| DATA SECTION |
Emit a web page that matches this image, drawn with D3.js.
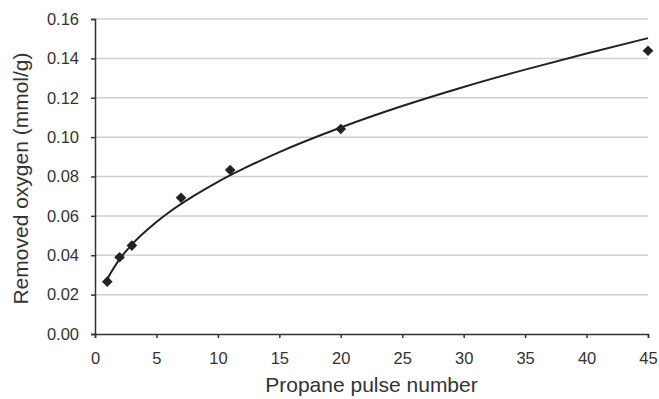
<!DOCTYPE html>
<html>
<head>
<meta charset="utf-8">
<script src="https://cdn.jsdelivr.net/npm/d3@7/dist/d3.min.js"></script>
<style>
  html, body { margin: 0; padding: 0; background: #fff; }
  svg { display: block; font-family: "Liberation Sans", Arial, sans-serif; }
</style>
</head>
<body>
<svg id="chart" width="659" height="399"></svg>
<script>
// Measured points: propane pulse number vs removed oxygen (mmol/g)
const pulseNumbers = [1, 2, 3, 7, 11, 20, 45];
const removedOxygen = [0.0266, 0.0390, 0.0449, 0.0692, 0.0833, 0.1041, 0.1439];

// Power-law trend line, sampled along the pulse axis
const trendX = [1, 2, 3, 4, 5, 6, 8, 10, 12, 15, 20, 25, 30, 35, 40, 45];
const trendY = [0.0280, 0.0380, 0.0454, 0.0515, 0.0569, 0.0617, 0.0700, 0.0773,
                0.0837, 0.0924, 0.1049, 0.1158, 0.1255, 0.1343, 0.1425, 0.1503];

// Axis ticks
const xTicks = [0, 5, 10, 15, 20, 25, 30, 35, 40, 45];
const yTicks = [0, 0.02, 0.04, 0.06, 0.08, 0.10, 0.12, 0.14, 0.16];

const xTitle = "Propane pulse number";
const yTitle = "Removed oxygen (mmol/g)";

const svg = d3.select("#chart");
const plot = { left: 95, right: 648, top: 19, bottom: 334 };

const x = d3.scaleLinear().domain([0, 45]).range([plot.left, plot.right]);
const y = d3.scaleLinear().domain([0, 0.16]).range([plot.bottom, plot.top]);

// Horizontal gridlines
svg.append("g")
  .selectAll("line")
  .data(yTicks.filter(d => d > 0))
  .join("line")
  .attr("x1", plot.left)
  .attr("x2", plot.right)
  .attr("y1", d => y(d))
  .attr("y2", d => y(d))
  .attr("stroke", "#cfcfcf")
  .attr("stroke-width", 1.5);

// Y axis
const yAxis = svg.append("g")
  .attr("transform", `translate(${plot.left},0)`)
  .call(d3.axisLeft(y).tickValues(yTicks).tickFormat(d3.format(".2f")).tickSize(4).tickPadding(12));

// X axis
const xAxis = svg.append("g")
  .attr("transform", `translate(0,${plot.bottom})`)
  .call(d3.axisBottom(x).tickValues(xTicks).tickFormat(d3.format("d")).tickSize(4).tickPadding(14));

[yAxis, xAxis].forEach(g => {
  g.select(".domain").attr("stroke", "#333").attr("stroke-width", 1.5);
  g.selectAll(".tick line").attr("stroke", "#333").attr("stroke-width", 1.5);
  g.selectAll(".tick text")
    .attr("fill", "#333")
    .style("font-size", "16.5px")
    .style("font-family", "'Liberation Sans', Arial, sans-serif");
});

// Trend line
const line = d3.line()
  .x((d, i) => x(trendX[i]))
  .y(d => y(d))
  .curve(d3.curveMonotoneX);

svg.append("path")
  .datum(trendY)
  .attr("d", line)
  .attr("fill", "none")
  .attr("stroke", "#222")
  .attr("stroke-width", 2);

// Diamond markers
const diamond = d3.symbol().type(d3.symbolDiamond2).size(72);
svg.append("g")
  .selectAll("path")
  .data(pulseNumbers)
  .join("path")
  .attr("d", diamond)
  .attr("transform", (d, i) => `translate(${x(d)},${y(removedOxygen[i])})`)
  .attr("fill", "#222");

// Axis titles
svg.append("text")
  .attr("x", (plot.left + plot.right) / 2)
  .attr("y", 392)
  .attr("text-anchor", "middle")
  .attr("fill", "#333")
  .style("font-size", "21px")
  .text(xTitle);

svg.append("text")
  .attr("transform", `translate(28,${(52 + 305) / 2}) rotate(-90)`)
  .attr("text-anchor", "middle")
  .attr("fill", "#333")
  .style("font-size", "21px")
  .text(yTitle);
</script>
</body>
</html>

| STATED EXERCISE |
Repeat the material above verbatim. Leave the pictures behind.

| ANSWER TO THE TASK |
Emit a web page that matches this image, drawn with D3.js.
<!DOCTYPE html>
<html>
<head>
<meta charset="utf-8">
<script src="https://cdn.jsdelivr.net/npm/d3@7/dist/d3.min.js"></script>
<style>
  html, body { margin: 0; padding: 0; background: #fff; }
  svg { display: block; font-family: "Liberation Sans", Arial, sans-serif; }
</style>
</head>
<body>
<svg id="chart" width="659" height="399"></svg>
<script>
// Measured points: propane pulse number vs removed oxygen (mmol/g)
const pulseNumbers = [1, 2, 3, 7, 11, 20, 45];
const removedOxygen = [0.0266, 0.0390, 0.0449, 0.0692, 0.0833, 0.1041, 0.1439];

// Power-law trend line, sampled along the pulse axis
const trendX = [1, 2, 3, 4, 5, 6, 8, 10, 12, 15, 20, 25, 30, 35, 40, 45];
const trendY = [0.0280, 0.0380, 0.0454, 0.0515, 0.0569, 0.0617, 0.0700, 0.0773,
                0.0837, 0.0924, 0.1049, 0.1158, 0.1255, 0.1343, 0.1425, 0.1503];

// Axis ticks
const xTicks = [0, 5, 10, 15, 20, 25, 30, 35, 40, 45];
const yTicks = [0, 0.02, 0.04, 0.06, 0.08, 0.10, 0.12, 0.14, 0.16];

const xTitle = "Propane pulse number";
const yTitle = "Removed oxygen (mmol/g)";

const svg = d3.select("#chart");
const plot = { left: 95, right: 648, top: 19, bottom: 334 };

const x = d3.scaleLinear().domain([0, 45]).range([plot.left, plot.right]);
const y = d3.scaleLinear().domain([0, 0.16]).range([plot.bottom, plot.top]);

// Horizontal gridlines
svg.append("g")
  .selectAll("line")
  .data(yTicks.filter(d => d > 0))
  .join("line")
  .attr("x1", plot.left)
  .attr("x2", plot.right)
  .attr("y1", d => y(d))
  .attr("y2", d => y(d))
  .attr("stroke", "#cfcfcf")
  .attr("stroke-width", 1.5);

// Y axis
const yAxis = svg.append("g")
  .attr("transform", `translate(${plot.left},0)`)
  .call(d3.axisLeft(y).tickValues(yTicks).tickFormat(d3.format(".2f")).tickSize(4).tickPadding(12));

// X axis
const xAxis = svg.append("g")
  .attr("transform", `translate(0,${plot.bottom})`)
  .call(d3.axisBottom(x).tickValues(xTicks).tickFormat(d3.format("d")).tickSize(4).tickPadding(14));

[yAxis, xAxis].forEach(g => {
  g.select(".domain").attr("stroke", "#333").attr("stroke-width", 1.5);
  g.selectAll(".tick line").attr("stroke", "#333").attr("stroke-width", 1.5);
  g.selectAll(".tick text")
    .attr("fill", "#333")
    .style("font-size", "16.5px")
    .style("font-family", "'Liberation Sans', Arial, sans-serif");
});

// Trend line
const line = d3.line()
  .x((d, i) => x(trendX[i]))
  .y(d => y(d))
  .curve(d3.curveMonotoneX);

svg.append("path")
  .datum(trendY)
  .attr("d", line)
  .attr("fill", "none")
  .attr("stroke", "#222")
  .attr("stroke-width", 2);

// Diamond markers
const diamond = d3.symbol().type(d3.symbolDiamond2).size(72);
svg.append("g")
  .selectAll("path")
  .data(pulseNumbers)
  .join("path")
  .attr("d", diamond)
  .attr("transform", (d, i) => `translate(${x(d)},${y(removedOxygen[i])})`)
  .attr("fill", "#222");

// Axis titles
svg.append("text")
  .attr("x", (plot.left + plot.right) / 2)
  .attr("y", 392)
  .attr("text-anchor", "middle")
  .attr("fill", "#333")
  .style("font-size", "21px")
  .text(xTitle);

svg.append("text")
  .attr("transform", `translate(28,${(52 + 305) / 2}) rotate(-90)`)
  .attr("text-anchor", "middle")
  .attr("fill", "#333")
  .style("font-size", "21px")
  .text(yTitle);
</script>
</body>
</html>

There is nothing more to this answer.